Tradurre non è insomma inserire delle frasi di un’altra lingua in un programma informatico che lavora con degli algoritmi. È molto di più. «Dal mio punto di vista - spiega Anna Ruchat, traduttrice, scrittrice e poetessa nata a Zurigo - le scorciatoie nella traduzione sono un controsenso in quanto lo spessore, la qualità di una traduzione sono dati dalla profondità della ricerca e quindi anche dal tempo impiegato».
Il grande pericolo
Ettore Mjölsnes, traduttore nato a Locarno per la Cancelleria federale, va ancora più in là. «La traduzione automatica - scrive in un contributo per il blog delle edizioni Weblaw - misconosce totalmente le particolarità e il valore aggiunto propri all’esercizio stesso di tale attività, non ha alcuna pertinenza con tale processo e presenta anzi il grande pericolo di insinuare nella gestione del plurilinguismo svizzero una concezione liquidatoria dello stesso, non conforme al dettato costituzionale». Tutto questo perché «il plurilinguismo istituzionale svizzero si fonda sull’equivalenza delle lingue ufficial e in un tale contesto, è sì traduzione, ma è anche molto più, è confronto interlinguistico per trovare nella dialettica trilingue la migliore formulazione di un contenuto che non può pretendere di trovare la sua espressione esatta in una sola lingua».
Mjölsnes non usa insomma giri di parole. «Le traduzioni automatiche sono il risultato di un calcolo, e se c’è una cosa che un computer è in grado di fare, e di fare meglio degli esseri umani, sono i calcoli. Peccato solo che la lingua invece non sia il risultato di un calcolo. Come ha detto Francesco Sabatini37, essa ci confronta sempre con «problemi spinosi ma vivi», e altrettanto spinosi e vivi sono i problemi con cui ci confronta la traduzione in quanto operazione fatta per la lingua, nella lingua e con la lingua».
La semplificazione
Anche Anna Allenbach è traduttrice e come i suoi colleghi ha un’opinione altrettanto netta. «Affidando le traduzioni all’intelligenza artificiale si rischia l’impoverimento della lingua e la semplificazione di concetti, proprio per come funziona l’AI che si basa su dati statistici - spiega -. Penso che l'intelligenza artificiale vada considerata come uno strumento, e in quanto tale dobbiamo ancora imparare a usarlo e capire che spazio dargli, sia a livello di società che a livello individuale». Più nel concreto, annota Allenbach, per quel che riguarda la traduzione letteraria «non mi è mai stato chiesto di lavorare su un testo pretradotto con l’intelligenza artificiale.

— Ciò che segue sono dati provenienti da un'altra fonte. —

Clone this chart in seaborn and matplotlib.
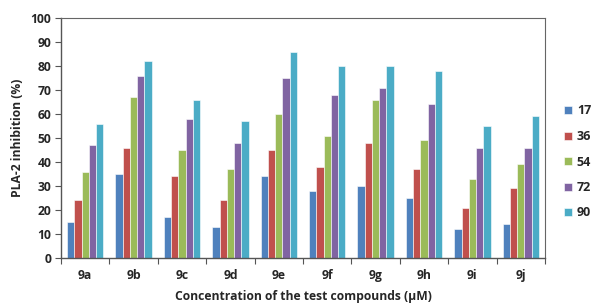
import matplotlib
matplotlib.use('Agg')
import matplotlib.pyplot as plt
import pandas as pd
import seaborn as sns
import numpy as np

# Data
compounds = ['9a', '9b', '9c', '9d', '9e', '9f', '9g', '9h', '9i', '9j']
concentrations = ['17', '36', '54', '72', '90']
inh_17 = [15, 35, 17, 13, 34, 28, 30, 25, 12, 14]
inh_36 = [24, 46, 34, 24, 45, 38, 48, 37, 21, 29]
inh_54 = [36, 67, 45, 37, 60, 51, 66, 49, 33, 39]
inh_72 = [47, 76, 58, 48, 75, 68, 71, 64, 46, 46]
inh_90 = [56, 82, 66, 57, 86, 80, 80, 78, 55, 59]
colors = ['#4F81BD', '#C0504D', '#9BBB59', '#8064A2', '#4BACC6']

rows = []
for conc, vals in zip(concentrations, [inh_17, inh_36, inh_54, inh_72, inh_90]):
    for comp, v in zip(compounds, vals):
        rows.append({'compound': comp, 'conc': conc, 'value': v})
df = pd.DataFrame(rows)

sns.set_style('white')
plt.rcParams['font.family'] = ['Open Sans', 'DejaVu Sans']
plt.rcParams['font.weight'] = 'bold'
fs = 8.7

fig = plt.figure(figsize=(5.93, 3.04), dpi=100)
ax = fig.add_axes([61/593, 1-258/304, (545-61)/593, (258-18)/304])

sns.barplot(data=df, x='compound', y='value', hue='conc', order=compounds,
            hue_order=concentrations, palette=colors, width=0.75, gap=0,
            ax=ax, edgecolor='white', linewidth=0.4, saturation=1)

ax.set_ylim(0, 100)
ax.set_xlim(-0.5, len(compounds) - 0.5)
ax.set_yticks(range(0, 101, 10))
ax.set_xlabel('Concentration of the test compounds (μM)', fontsize=fs, fontweight='bold', labelpad=6)
ax.set_ylabel('PLA-2 inhibition (%)', fontsize=fs, fontweight='bold', labelpad=5)

ax.tick_params(axis='y', which='major', direction='out', length=4, width=0.8,
               color='#555555', labelsize=fs, left=True, pad=3)
ax.tick_params(axis='x', which='major', length=0, labelsize=fs, pad=8)
ax.set_xticks(np.arange(-0.5, len(compounds), 1.0), minor=True)
ax.tick_params(axis='x', which='minor', direction='out', length=4, width=0.8,
               color='#555555', bottom=True)
for lbl in ax.get_xticklabels() + ax.get_yticklabels():
    lbl.set_fontweight('bold')

for side in ['left', 'bottom']:
    ax.spines[side].set_color('#555555')
    ax.spines[side].set_linewidth(1.0)
for side in ['top', 'right']:
    ax.spines[side].set_color('#666666')
    ax.spines[side].set_linewidth(0.8)

ax.legend(loc='center left', bbox_to_anchor=(1.04, 0.40), frameon=False,
          borderaxespad=0, borderpad=0,
          handlelength=0.6, handleheight=0.6, handletextpad=0.4,
          labelspacing=1.0, prop={'size': 9, 'weight': 'bold'})

fig.savefig('out.png', dpi=100)
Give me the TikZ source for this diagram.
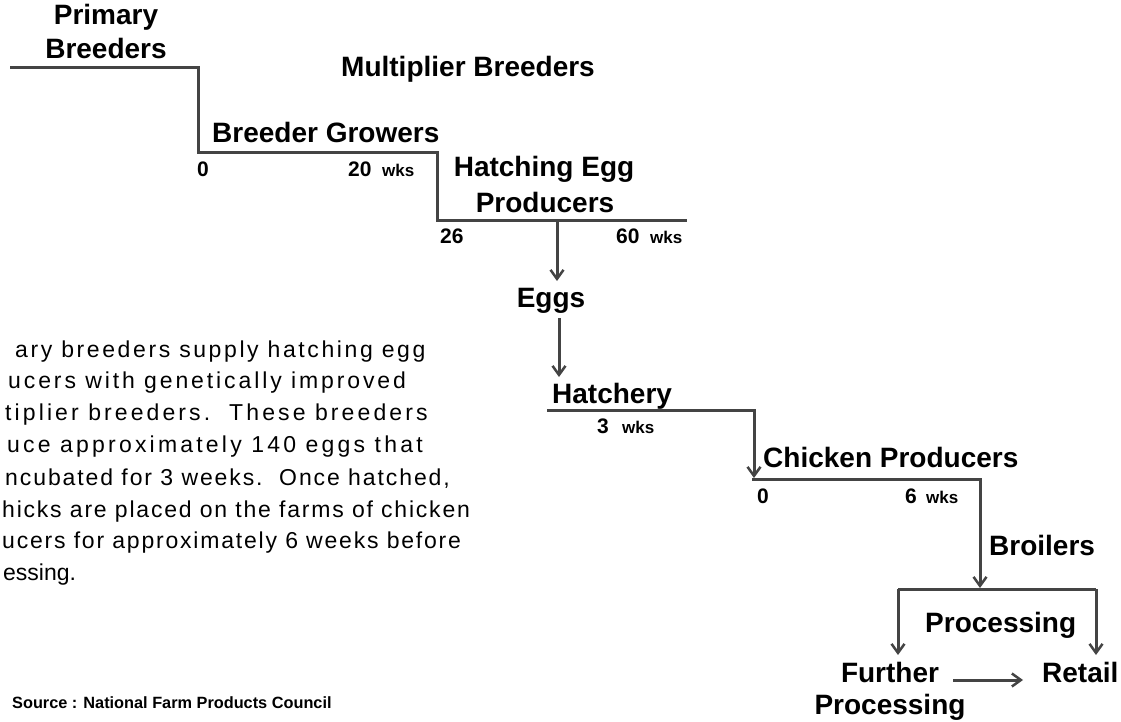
\documentclass[tikz,border=0pt]{standalone}
\usepackage{fontspec}
\setmainfont{Liberation Sans}
\usetikzlibrary{arrows.meta}
\definecolor{lnc}{HTML}{444444}
\newcommand{\lsline}[2]{{\addfontfeature{LetterSpace=#1}#2}}
\begin{document}
\begin{tikzpicture}[x=1pt,y=-1pt,
  lbl/.style={font=\fontsize{28}{34}\selectfont\bfseries, inner sep=0pt, text=black},
  num/.style={font=\fontsize{21}{25}\selectfont\bfseries, inner sep=0pt, anchor=base west},
  wk/.style={font=\fontsize{17}{20}\selectfont\bfseries, inner sep=0pt, anchor=base west},
  para/.style={font=\fontsize{23}{27}\selectfont, inner sep=0pt, anchor=base west},
  src/.style={font=\fontsize{16.3}{19}\selectfont\bfseries, inner sep=0pt, anchor=base west},
  ln/.style={draw=lnc, line width=3pt, line cap=butt, line join=miter},
  arr/.style={ln, -{Straight Barb[length=9pt,width=13pt,line width=2.5pt]}}]
\useasboundingbox[fill=white] (0,0) rectangle (1121,722);

% ---- staircase corners ----
\coordinate (s0) at (10,68);
\coordinate (s1) at (198,68);
\coordinate (s2) at (198,153);
\coordinate (s3) at (437,153);
\coordinate (s4) at (437,220);
\coordinate (s5) at (687,220);
\draw[ln] (s0) -- (s1) -- (s2) -- (s3) -- (s4) -- (s5);

% ---- labels ----
\node[lbl, anchor=base] (pb1) at (106,25) {Primary};
\node[lbl, anchor=base] (pb2) at (106,59) {Breeders};
\node[lbl, anchor=base] (mb) at (468,77) {Multiplier Breeders};
\node[lbl, anchor=base west] (bg) at (212,143) {Breeder Growers};
\node[num] (n0a) at (197,177) {0};
\node[num] (n20) at (348,177) {20};
\node[wk] (w20) at (382,177) {wks};
\node[lbl, anchor=base] (he1) at (544,177) {Hatching Egg};
\node[lbl, anchor=base] (he2) at (545,212) {Producers};
\node[num] (n26) at (440,243) {26};
\node[num] (n60) at (616,243) {60};
\node[wk] (w60) at (650,243) {wks};

% ---- eggs ----
\coordinate (e0) at (557,220);
\coordinate (e1) at (557,281);
\draw[arr] (e0) -- (e1);
\node[lbl, anchor=base] (eggs) at (551,307) {Eggs};
\coordinate (e2) at (559,318);
\coordinate (e3) at (559,377);
\draw[arr] (e2) -- (e3);

% ---- hatchery ----
\node[lbl, anchor=base west] (hat) at (552,403) {Hatchery};
\node[num] (n3) at (597,433) {3};
\node[wk] (w3) at (622,433) {wks};
\coordinate (h0) at (547,410);
\coordinate (h1) at (754,410);
\coordinate (h2) at (754,478);
\draw[arr] (h0) -- (h1) -- (h2);

% ---- chicken producers ----
\node[lbl, anchor=base west] (cp) at (763,467) {Chicken Producers};
\node[num] (n0b) at (757,503) {0};
\node[num] (n6) at (905,503) {6};
\node[wk] (w6) at (926,503) {wks};
\coordinate (c0) at (752,479);
\coordinate (c1) at (980,479);
\coordinate (c2) at (980,588);
\draw[arr] (c0) -- (c1) -- (c2);
\node[lbl, anchor=base west] (bro) at (989,555) {Broilers};

% ---- processing ----
\coordinate (p0) at (898,589);
\coordinate (p1) at (1096,589);
\coordinate (p2) at (898,655);
\coordinate (p3) at (1096,655);
\draw[ln] (p0) -- (p1);
\draw[arr] (p0) -- (p2);
\draw[arr] (p1) -- (p3);
\node[lbl, anchor=base west] (proc) at (925,632) {Processing};
\node[lbl, anchor=base] (fp1) at (890,682) {Further};
\node[lbl, anchor=base] (fp2) at (890,714) {Processing};
\node[lbl, anchor=base west] (ret) at (1042,682) {Retail};
\coordinate (f0) at (953,680);
\coordinate (f1) at (1023,680);
\draw[arr] (f0) -- (f1);

% ---- paragraph ----
\node[para] (t1) at (15,357) {\lsline{11.3}{ary breeders supply hatching egg}};
\node[para] (t2) at (8,388) {\lsline{12.6}{ucers with genetically improved}};
\node[para] (t3) at (5,420) {\lsline{13.5}{tiplier breeders.\ \ These breeders}};
\node[para] (t4) at (7,452) {\lsline{13.9}{uce approximately 140 eggs that}};
\node[para] (t5) at (5,485) {\lsline{8.3}{ncubated for 3 weeks.\ \ Once hatched,}};
\node[para] (t6) at (2,517) {\lsline{7.8}{hicks are placed on the farms of chicken}};
\node[para] (t7) at (2,548) {\lsline{7.8}{ucers for approximately 6 weeks before}};
\node[para] (t8) at (3,580) {essing.};

% ---- source ----
\node[src] (srcn) at (12,708) {Source : National Farm Products Council};
\end{tikzpicture}
\end{document}
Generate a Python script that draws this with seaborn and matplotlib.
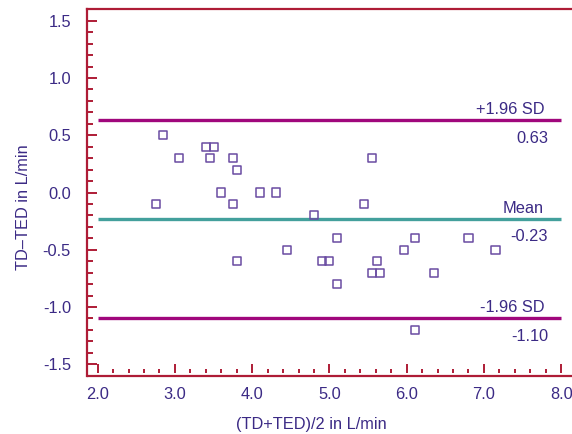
import matplotlib
matplotlib.use("Agg")
import matplotlib.pyplot as plt
import seaborn as sns
import numpy as np
import pandas as pd
from matplotlib.ticker import MultipleLocator, FormatStrFormatter

# ---- data ----
mean_values = [2.85, 3.40, 3.50, 3.05, 3.45, 3.75, 3.80, 3.60, 4.10, 4.31,
               2.75, 3.75, 4.80, 4.45, 3.80, 5.55, 5.45, 5.10, 6.11, 6.80,
               5.96, 7.15, 4.90, 5.00, 5.61, 5.55, 5.65, 6.35, 5.10, 6.11]
diff_values = [0.5, 0.4, 0.4, 0.3, 0.3, 0.3, 0.2, 0.0, 0.0, 0.0,
               -0.1, -0.1, -0.2, -0.5, -0.6, 0.3, -0.1, -0.4, -0.4, -0.4,
               -0.5, -0.5, -0.6, -0.6, -0.6, -0.7, -0.7, -0.7, -0.8, -1.2]
mean_diff = -0.23
upper_loa = 0.63
lower_loa = -1.10
line_labels = ["+1.96 SD", "Mean", "-1.96 SD"]
x_label = "(TD+TED)/2 in L/min"
y_label = "TD\u2013TED in L/min"

df = pd.DataFrame({"avg": mean_values, "diff": diff_values})

# ---- style ----
sns.set_style("white")
plt.rcParams["font.family"] = ["Liberation Sans", "DejaVu Sans"]
plt.rcParams["axes.unicode_minus"] = False

TEXT = "#3B2A85"
SPINE = "#AE1C36"
LOA = "#A0077C"
MEAN = "#43A09C"
MARK = "#6A4CA2"
FS = 11.8

W, H = 572, 434
fig = plt.figure(figsize=(W / 100, H / 100), dpi=100)
ax_left, ax_top, ax_bot = 86.5, 9.0, 372.7
ax = fig.add_axes([ax_left / W, 1 - ax_bot / H, 1 - ax_left / W, (ax_bot - ax_top) / H])

sns.scatterplot(data=df, x="avg", y="diff", ax=ax, marker="s", s=34,
                facecolor="none", edgecolor=MARK, linewidth=1.1, zorder=3)

ax.hlines([upper_loa, lower_loa], 2.0, 8.0, color=LOA, linewidth=2.4, zorder=2)
ax.hlines([mean_diff], 2.0, 8.0, color=MEAN, linewidth=2.4, zorder=2)

ax.set_xlim(1.855, 8.14)
ax.set_ylim(-1.574, 1.603)

# annotations
for val, name in zip([upper_loa, mean_diff, lower_loa], line_labels):
    ax.annotate(name, xy=(8.0, val), xytext=(-17, 6), textcoords="offset pixels",
                ha="right", va="baseline", fontsize=FS, color=TEXT)
    ax.annotate(f"{val:.2f}", xy=(8.0, val), xytext=(-13, -18), textcoords="offset pixels",
                ha="right", va="center", fontsize=FS, color=TEXT)

# spines
for side in ["right", "bottom"]:
    ax.spines[side].set_visible(False)
for side in ["left", "top"]:
    ax.spines[side].set_color(SPINE)
    ax.spines[side].set_linewidth(1.6)
ax.spines["left"].set_bounds(-1.6, 1.603)
ax.axhline(-1.6, 0, 1, color=SPINE, linewidth=1.6, clip_on=False)

# ticks
ax.xaxis.set_major_locator(MultipleLocator(1.0))
ax.xaxis.set_minor_locator(MultipleLocator(0.2))
ax.yaxis.set_major_locator(MultipleLocator(0.5))
ax.yaxis.set_minor_locator(MultipleLocator(0.1))
ax.xaxis.set_major_formatter(FormatStrFormatter("%.1f"))
ax.yaxis.set_major_formatter(FormatStrFormatter("%.1f"))
ax.tick_params(axis="x", which="major", direction="in", length=6.3, width=1.4,
               color=SPINE, labelsize=FS, labelcolor=TEXT, pad=10.3, bottom=True)
ax.tick_params(axis="x", which="minor", direction="in", length=2.7, width=1.4,
               color=SPINE, bottom=True)
ax.tick_params(axis="y", which="major", direction="in", length=7.2, width=1.4,
               color=SPINE, labelsize=FS, labelcolor=TEXT, pad=11.2, left=True)
ax.tick_params(axis="y", which="minor", direction="in", length=4.3, width=1.4,
               color=SPINE, left=True)

ax.set_xlabel("")
ax.set_ylabel("")
fig.text(311 / W, 1 - 425 / H, x_label, ha="center", va="center", fontsize=FS, color=TEXT)
fig.text(24 / W, 1 - 207 / H, y_label, ha="center", va="center", rotation=90,
         fontsize=FS, color=TEXT)

fig.savefig("out.png", dpi=100, facecolor="white")
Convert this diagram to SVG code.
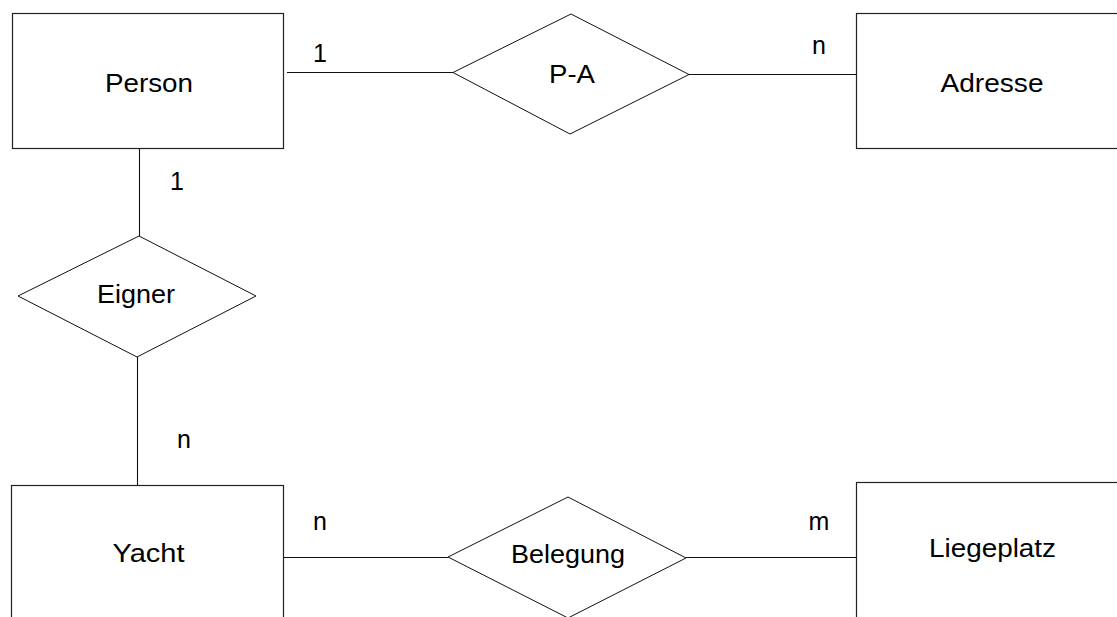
<svg xmlns="http://www.w3.org/2000/svg" width="1117" height="617" viewBox="0 0 1117 617">
  <style>
    .entity { fill: #ffffff; stroke: #222222; stroke-width: 1.2; }
    .relation { fill: #ffffff; stroke: #111111; stroke-width: 1; }
    .edge { fill: none; stroke: #111111; stroke-width: 1.1; }
    .name { font-family: "Liberation Sans", Arial, sans-serif; font-size: 25px; fill: #000000; text-anchor: middle; }
    .card { font-family: "Liberation Sans", Arial, sans-serif; font-size: 25px; fill: #000000; text-anchor: middle; }
  </style>
  <rect x="0" y="0" width="1117" height="617" fill="#ffffff"/>

  <!-- connectors between entities and relationships -->
  <g id="connectors">
    <line class="edge" x1="287" y1="72.5" x2="453" y2="72.5"/>
    <line class="edge" x1="689" y1="74.5" x2="856" y2="74.5"/>
    <line class="edge" x1="139.5" y1="149" x2="139.5" y2="236"/>
    <line class="edge" x1="137.5" y1="357" x2="137.5" y2="485"/>
    <line class="edge" x1="283" y1="557.5" x2="448" y2="557.5"/>
    <line class="edge" x1="686" y1="557.5" x2="856" y2="557.5"/>
  </g>

  <!-- entities -->
  <g id="person">
    <rect class="entity" x="12.5" y="13.5" width="271" height="135"/>
    <text class="name" x="149" y="92" textLength="88" lengthAdjust="spacingAndGlyphs">Person</text>
  </g>
  <g id="adresse">
    <rect class="entity" x="856.5" y="13.5" width="280" height="135"/>
    <text class="name" x="992" y="92" textLength="103" lengthAdjust="spacingAndGlyphs">Adresse</text>
  </g>
  <g id="yacht">
    <rect class="entity" x="11.5" y="485.5" width="272" height="160"/>
    <text class="name" x="148.5" y="562" textLength="72" lengthAdjust="spacingAndGlyphs">Yacht</text>
  </g>
  <g id="liegeplatz">
    <rect class="entity" x="856.5" y="482.5" width="280" height="160"/>
    <text class="name" x="992.5" y="557" textLength="127" lengthAdjust="spacingAndGlyphs">Liegeplatz</text>
  </g>

  <!-- relationships -->
  <g id="p-a">
    <polygon class="relation" points="453,72.5 571,14 689,74.5 570,134"/>
    <text class="name" x="572" y="83" textLength="46" lengthAdjust="spacingAndGlyphs">P-A</text>
  </g>
  <g id="eigner">
    <polygon class="relation" points="18,296 139,236 256,296 137,357"/>
    <text class="name" x="136" y="303" textLength="78" lengthAdjust="spacingAndGlyphs">Eigner</text>
  </g>
  <g id="belegung">
    <polygon class="relation" points="448,557 568,497 686,558 568,618"/>
    <text class="name" x="568" y="562.5" textLength="114" lengthAdjust="spacingAndGlyphs">Belegung</text>
  </g>

  <!-- cardinalities -->
  <g id="cardinalities">
    <text class="card" x="320" y="62">1</text>
    <text class="card" x="819" y="54">n</text>
    <text class="card" x="177" y="190">1</text>
    <text class="card" x="184" y="448">n</text>
    <text class="card" x="320" y="530">n</text>
    <text class="card" x="819" y="530">m</text>
  </g>
</svg>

Mi è capitato di usarla come dizionario o per fare delle ricerche (ad esempio citazioni già tradotte), ma i risultati vanno sempre verificati perché in parte sono falsi. Piuttosto che non rispondere, l’intelligenza artificiale tende a dare una risposta che statisticamente potrebbe andare bene, spacciandola per risposta corretta».